Town officials of Oyster Bay, N.Y., likely aren’t scoring points with transparency advocates after clamping down on how the town’s information is released through social networks. But legal experts believe the more cautious approach is a good one for many local governments.
The Long Island town revised its information technology policy to prohibit employees from communicating official documents through social media applications without prior authorization, according to Newsday. Although the move may slow interaction between residents and the town, Chuck Thompson, general counsel and executive director of the International Municipal Lawyers Association, felt the decision might help address one of the biggest issues local governments are currently struggling with -- disclosure requirements.

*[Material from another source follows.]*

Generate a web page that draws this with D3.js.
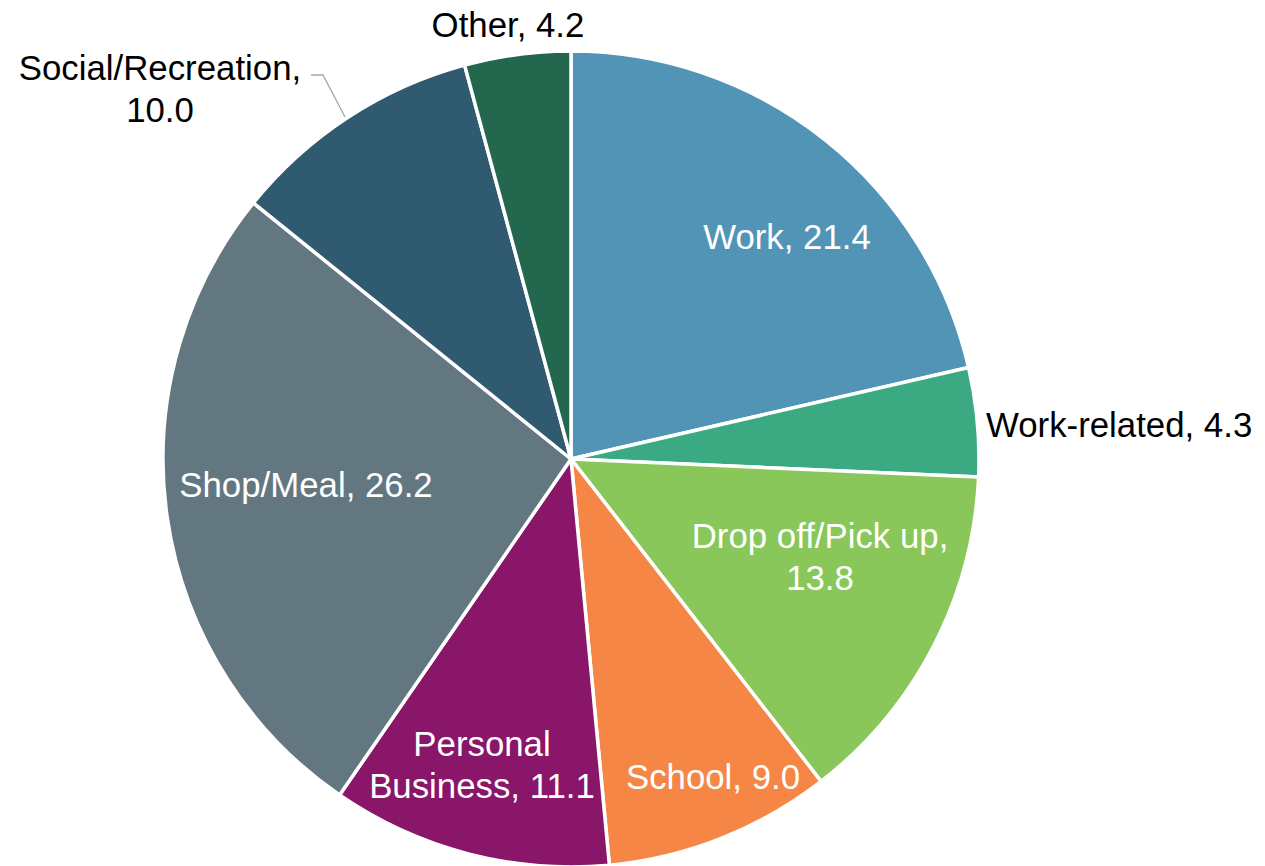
<!DOCTYPE html>
<html><head><meta charset="utf-8">
<script src="https://cdn.jsdelivr.net/npm/d3@7"></script>
<style>body{margin:0;background:#fff}svg{display:block}</style>
</head><body>
<script>
const categories = ["Work","Work-related","Drop off/Pick up","School","Personal Business","Shop/Meal","Social/Recreation","Other"];
const values = [21.4, 4.3, 13.8, 9.0, 11.1, 26.2, 10.0, 4.2];
const colors = ["#5294B6","#3BAA82","#8AC75A","#F58646","#891668","#637781","#2F5A6F","#22674E"];
// label layout: lines, anchor position, fill
const labelLayout = [
  {lines:["Work, 21.4"], x:787, y:249, fill:"#fff", anchor:"middle"},
  {lines:["Work-related, 4.3"], x:986, y:437, fill:"#000", anchor:"start"},
  {lines:["Drop off/Pick up,","13.8"], x:820, y:548, fill:"#fff", anchor:"middle"},
  {lines:["School, 9.0"], x:713, y:789, fill:"#fff", anchor:"middle"},
  {lines:["Personal","Business, 11.1"], x:482, y:756, fill:"#fff", anchor:"middle"},
  {lines:["Shop/Meal, 26.2"], x:306, y:497, fill:"#fff", anchor:"middle"},
  {lines:["Social/Recreation,","10.0"], x:160, y:80, fill:"#000", anchor:"middle"},
  {lines:["Other, 4.2"], x:508, y:37, fill:"#000", anchor:"middle"}
];
const W=1265,H=866, cx=571, cy=459, R=408;
const svg=d3.select("body").append("svg").attr("width",W).attr("height",H);
const data = categories.map((c,i)=>({name:c, value:values[i]}));
const pie=d3.pie().value(d=>d.value).sort(null);
const arc=d3.arc().innerRadius(0).outerRadius(R);
const g=svg.append("g").attr("transform",`translate(${cx},${cy})`);
g.selectAll("path").data(pie(data)).join("path")
  .attr("d",arc).attr("fill",(d,i)=>colors[i])
  .attr("stroke","#fff").attr("stroke-width",3.5).attr("stroke-linejoin","round");
// leader line for Social/Recreation
svg.append("polyline").attr("points","311,75 323,75 345,117")
  .attr("fill","none").attr("stroke","#A6A6A6").attr("stroke-width",1.3);
const font="'Liberation Sans',Arial,sans-serif";
labelLayout.forEach(l=>{
  const t=svg.append("text").attr("x",l.x).attr("y",l.y)
    .attr("text-anchor",l.anchor).attr("fill",l.fill)
    .attr("font-family",font).attr("font-size",34.8);
  l.lines.forEach((s,k)=>{
    t.append("tspan").attr("x",l.x).attr("dy",k?42:0).text(s);
  });
});
</script>
</body></html>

For example, if a local government has a bond issue outstanding and sends information out in a way that might get to one investor before another, Thompson believes the U.S. Securities and Exchange Commission may view that as a violation. That's just one concern in a litany of other privacy laws and limitations a municipality may be subject to on both the state and federal levels.
“There is good reason for a local government to control release of its information,” Thompson said. “Not so much to restrict the dissemination of the information, but to insure that it is disseminated properly.”
Sheila Gladstone, principal with the Lloyd Gosselink Rochelle & Townsend, P.C. law firm in Austin, Texas, agreed. She told Government Technology that there have been concerns with her clients where information was sent out so quickly without enough thought and care, and city leaders were held responsible in the public view for messages they didn’t approve.
Newsday reported that Oyster Bay’s revised IT policy could penalize employees who don’t follow dissemination procedures with suspension of computer system use or possibly legal action. Deputy Town Supervisor Leonard Genova told the paper that further revisions to the policy language will be done to clarify that residents attempting to communicate with town officials through electronic means are not subject to the policy.
Messages left with Oyster Bay officials to comment on the policy changes were not returned.
Gladstone noted that in the “old days,” documents and other data were carefully vetted before they were released to the public. And while local government employees might communicate unauthorized statements on the phone, that doesn’t have the same impact as transmitting data to thousands of people at the touch of a button.
In situations where cities have a public information officer, Gladstone urged municipalities to re-write their social media policies to make sure requests for comment and information are routed to the PIO. That way the responsibility of sending out information is clearly defined.
Yet, Gladstone also acknowledged that technology has changed the expectations a city faces from the public regarding communication and that too firm a policy could have a chilling effect on city business.
“Often a policy starts out strict, but then eases into a more practical groove in actual application,” Gladstone said.